JPMorgan to Wind Down Mobility Payments Unit After Profitability Review

JPMorgan is shutting down the Mobility Payments Solution unit it acquired from Volkswagen in 2021, following a determination that the business cannot reach sustainable profitability, according to reports.

The division, originally launched by Volkswagen in 2017 and headquartered in Luxembourg, operated across 32 countries. Its services spanned vehicle purchases and leasing, in-car payments, fuel and EV charging transactions, subscription services, insurance, and in-vehicle entertainment — all elements of the emerging “connected car” payments ecosystem.

JPMorgan purchased a 75% stake in the business with the expectation that in-vehicle payments would evolve into a major growth segment as automakers expanded digital services and mobility platforms. The acquisition was positioned as a strategic play to integrate banking, payments, and automotive technology at scale.

However, after a multi-year evaluation, JPMorgan has now concluded that the business model is unlikely to generate profit. As a result, the bank is closing the unit, resulting in 33 job losses in Luxembourg, according to the report.

The decision comes at a time when many financial institutions and tech companies are reassessing mobility and IoT-focused payments ventures amid slower-than-expected adoption and ongoing economic pressure on OEM-led digital ecosystems.

 

What This Means for the Automotive Payments Sector and the Broader Market

JPMorgan’s decision to shut down its Mobility Payments Solution unit is a significant signal for the automotive payments industry — a sector once projected to be one of the fastest-growing frontiers in fintech. The bank’s retreat suggests that the in-vehicle payments ecosystem is evolving more slowly than many early adopters anticipated.
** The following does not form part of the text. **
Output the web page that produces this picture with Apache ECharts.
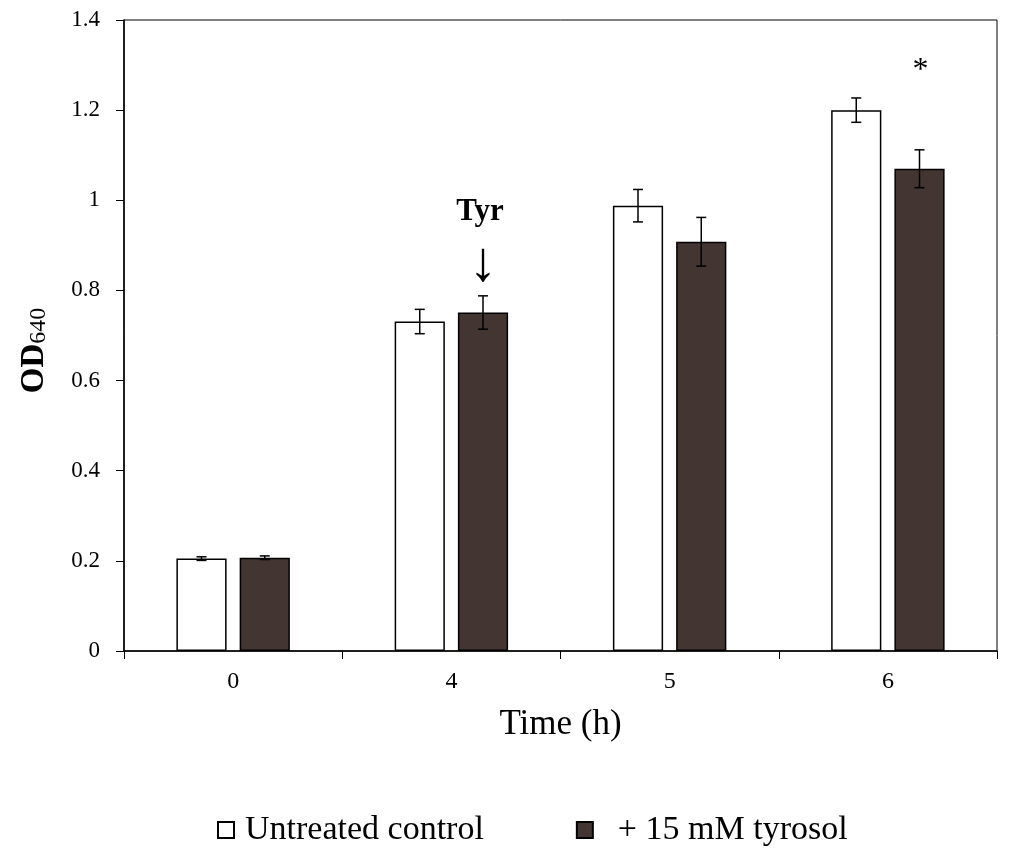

While car manufacturers continue to embed digital features such as subscriptions, in-car commerce, insurance integrations, and EV charging payments, the commercial viability of these ecosystems remains uncertain. Consumer adoption has lagged expectations, regulatory standards vary across markets, and automakers continue to face margin pressures and software-integration challenges. These hurdles make it difficult for third-party fintech and banking players to scale mobility payments profitably.

For automakers, JPMorgan’s exit also underscores the need to reassess partnership models. Many OEMs envisioned a future where vehicles acted as autonomous payment devices, but the infrastructure, interoperability, and user demand required to support that vision have not yet matured.

On the broader fintech landscape, this move reflects a larger trend: major institutions pulling back from experimental verticals that do not demonstrate immediate or near-term profitability. With economic pressure pushing companies toward efficiency, fintechs and banks alike are re-evaluating niche product lines, mobility tech investments, and connected-device payment strategies.

Still, this does not mark the end of in-vehicle payments — rather, it is a recalibration. The sector may grow, but more slowly and with deeper collaboration required between automakers, payments companies, telcos, and software platforms. The winners will likely be firms that can integrate payments seamlessly into vehicle software ecosystems while managing cost, compliance, and user experience at scale.